Without the pictures, print the lines running from the beginning of the material to the line containing "import matplotlib.pyplot as plt", both ends included.

── Data block

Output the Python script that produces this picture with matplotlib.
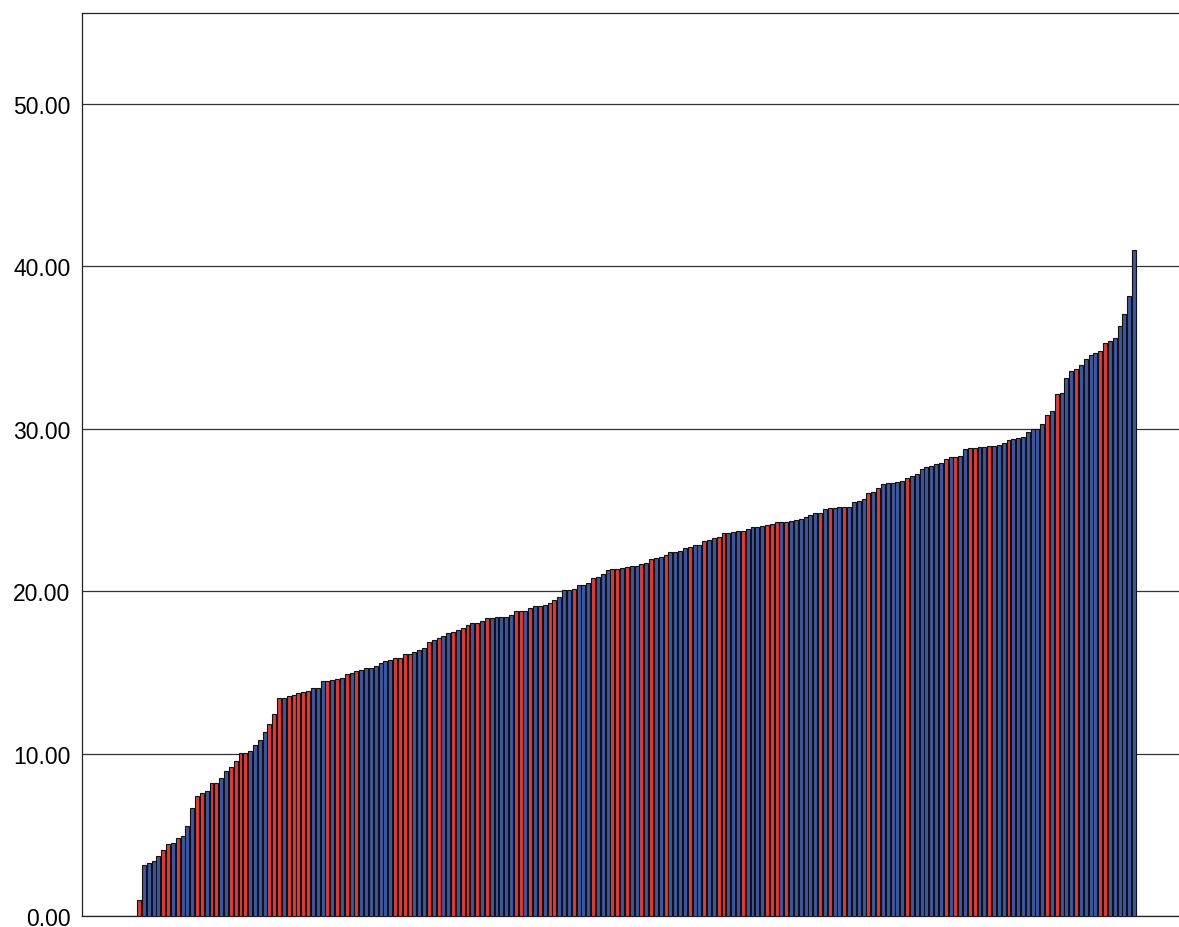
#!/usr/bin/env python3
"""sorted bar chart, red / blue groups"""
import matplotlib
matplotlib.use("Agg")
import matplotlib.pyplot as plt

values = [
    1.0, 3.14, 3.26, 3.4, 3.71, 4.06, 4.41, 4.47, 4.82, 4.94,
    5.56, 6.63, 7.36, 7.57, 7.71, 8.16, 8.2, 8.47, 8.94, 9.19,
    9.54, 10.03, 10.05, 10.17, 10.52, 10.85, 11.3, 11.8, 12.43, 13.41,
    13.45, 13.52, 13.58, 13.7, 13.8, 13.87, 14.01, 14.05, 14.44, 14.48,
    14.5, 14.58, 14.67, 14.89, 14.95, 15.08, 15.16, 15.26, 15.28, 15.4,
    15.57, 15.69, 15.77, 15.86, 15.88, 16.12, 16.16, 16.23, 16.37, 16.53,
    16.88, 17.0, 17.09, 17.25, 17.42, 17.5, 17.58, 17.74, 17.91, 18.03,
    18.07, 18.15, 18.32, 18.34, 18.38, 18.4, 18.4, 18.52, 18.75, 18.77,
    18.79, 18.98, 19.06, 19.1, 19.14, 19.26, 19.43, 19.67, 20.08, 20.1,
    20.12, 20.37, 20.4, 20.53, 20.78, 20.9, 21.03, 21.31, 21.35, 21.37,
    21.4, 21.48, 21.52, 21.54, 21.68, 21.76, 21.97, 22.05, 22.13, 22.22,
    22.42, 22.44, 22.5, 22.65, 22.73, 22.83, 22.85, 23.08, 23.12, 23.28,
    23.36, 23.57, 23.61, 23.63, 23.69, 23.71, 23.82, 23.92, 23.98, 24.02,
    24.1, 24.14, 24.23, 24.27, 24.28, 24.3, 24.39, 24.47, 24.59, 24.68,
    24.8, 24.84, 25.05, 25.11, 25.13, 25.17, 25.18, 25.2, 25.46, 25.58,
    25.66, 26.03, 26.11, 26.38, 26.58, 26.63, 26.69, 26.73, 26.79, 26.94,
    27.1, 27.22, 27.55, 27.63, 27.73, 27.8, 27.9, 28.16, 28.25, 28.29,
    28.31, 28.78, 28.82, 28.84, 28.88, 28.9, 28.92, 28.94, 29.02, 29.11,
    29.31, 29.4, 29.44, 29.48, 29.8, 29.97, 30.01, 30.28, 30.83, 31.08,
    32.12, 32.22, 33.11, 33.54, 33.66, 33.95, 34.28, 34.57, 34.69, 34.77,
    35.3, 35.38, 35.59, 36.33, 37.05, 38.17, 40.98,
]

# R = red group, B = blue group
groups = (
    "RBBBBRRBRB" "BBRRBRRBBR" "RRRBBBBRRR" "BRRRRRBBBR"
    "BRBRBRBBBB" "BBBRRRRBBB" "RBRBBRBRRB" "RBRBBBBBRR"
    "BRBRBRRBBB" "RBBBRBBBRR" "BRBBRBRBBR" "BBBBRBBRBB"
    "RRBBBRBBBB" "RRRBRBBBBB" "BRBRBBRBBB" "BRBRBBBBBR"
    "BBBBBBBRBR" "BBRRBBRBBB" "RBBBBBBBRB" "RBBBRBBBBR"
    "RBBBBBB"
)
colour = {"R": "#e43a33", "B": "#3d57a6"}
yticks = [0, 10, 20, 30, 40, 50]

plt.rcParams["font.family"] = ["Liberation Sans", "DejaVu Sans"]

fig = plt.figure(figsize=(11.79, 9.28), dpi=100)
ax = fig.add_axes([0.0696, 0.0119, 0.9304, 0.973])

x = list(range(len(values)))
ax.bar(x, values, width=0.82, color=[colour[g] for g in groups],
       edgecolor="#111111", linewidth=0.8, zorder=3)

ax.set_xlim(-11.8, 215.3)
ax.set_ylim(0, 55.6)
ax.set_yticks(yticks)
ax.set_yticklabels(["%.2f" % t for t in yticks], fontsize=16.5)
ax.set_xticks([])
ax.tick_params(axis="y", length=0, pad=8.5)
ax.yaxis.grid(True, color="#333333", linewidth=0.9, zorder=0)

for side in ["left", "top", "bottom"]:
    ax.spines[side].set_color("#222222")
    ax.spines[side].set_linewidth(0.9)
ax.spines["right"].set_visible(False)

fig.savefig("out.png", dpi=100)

────

**Final answer:**
Output the Python script that produces this picture with matplotlib.
#!/usr/bin/env python3
"""sorted bar chart, red / blue groups"""
import matplotlib
matplotlib.use("Agg")
import matplotlib.pyplot as plt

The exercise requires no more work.